Now, a couple evenings a year coming home (I work over in Erlanger, KY), I just say fuck 75 and 71 and loop around 275, though that sometimes bogs down as well.

Sir Rhosis

I grew up in Louisville, KY, where it snowed a good bit every winter. I learned to drive in the snow, and there had to be a LOT of snow to close the schools. In 1984, I moved to Georgia. After the shock of 70-degree days in December wore off, I was stunned to realize that any amount of snow would pretty much shut everything down. Once they closed the schools because there was a THREAT of snow.

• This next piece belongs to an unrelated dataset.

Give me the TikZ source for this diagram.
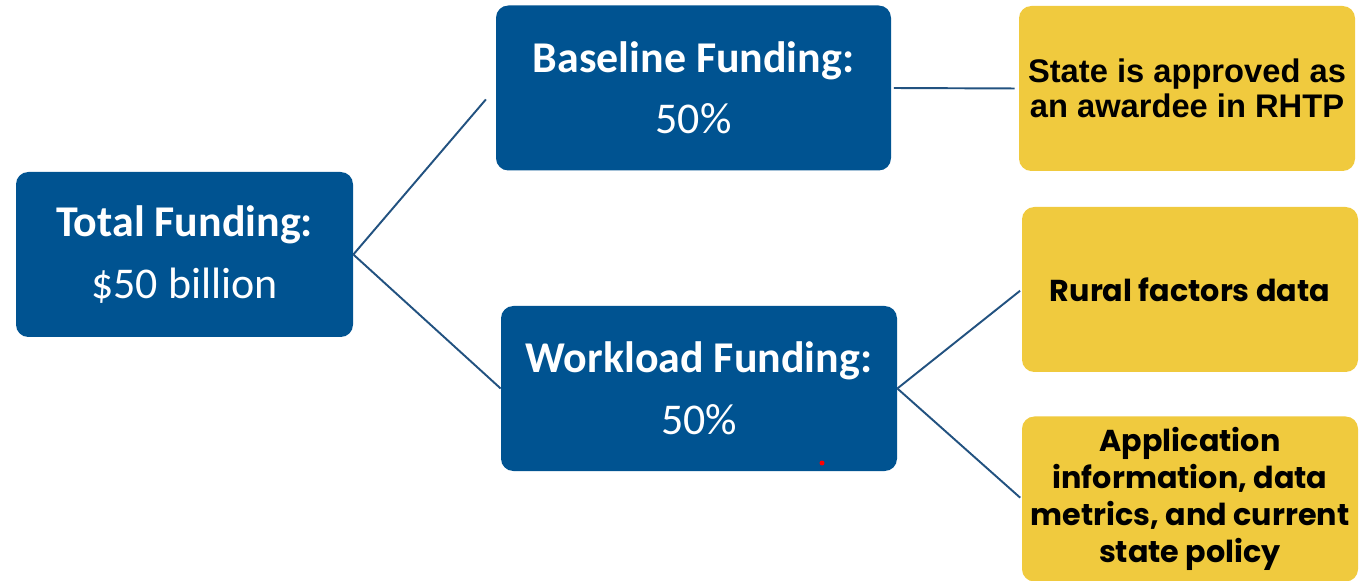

It never did snow, but everything was closed just the same.

 And it cracks me up how everyone stocks up on bread, milk and toilet paper when any amount of snow is predicted.  Is there something about snow that makes people eat french toast and have diarrhiea?

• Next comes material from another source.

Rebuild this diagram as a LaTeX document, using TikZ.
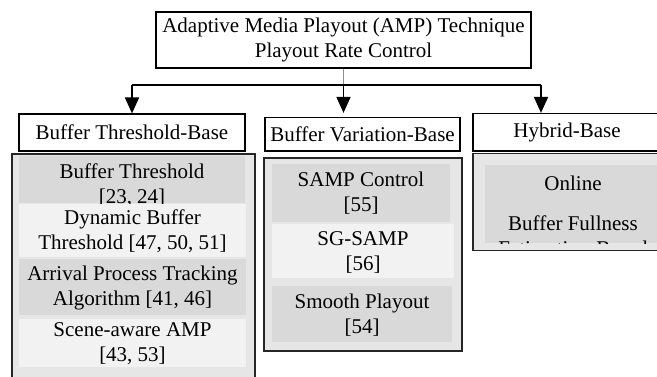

This whole thread makes me chuckle. We get about 10-12 feet of snow a year or so. A foot is predicted for today. I’ll plow later. Let it build up a bit first.

But I have to remind myself that we are prepared. Snow removal up here is a big big part of the budget. And, the locals are prepared. Pretty much everyone has a 4x4 of some sort and just about everyone with a truck or larger SUV carries a tow strap to pull out the tourists.

Discussing tires strengths and weaknesses for snow is common polite conversation. I know the brand of tire of the 4 guys I work with.

The 20mph when 40 is perfectly safe does bug me. But most of those folks are tourists. In a rental car, in unfamiliar conditions looking for an odd address that is Uncle John’s house or some such thing.

We complain, but we also chill.

::sigh:: Just missing Cincinnati.
Even though they let Rumpke turn Winton Hill into a dump (literally) (took out all those beautiful trees) it’s still my favorite city.

BIL may be bringing some LaRosa’s when he visits this week. :cool:

Missing what? The only things that keep me here are friends and Jungle Jims. I’ll put up with a lot of shit for Jungle Jims. But there this place doesn’t have much to recommend it.

So, whatcha use? :wink:

Goetta. It’s the major cultural contribution of the Germans to Cincinnati. Besides fascism.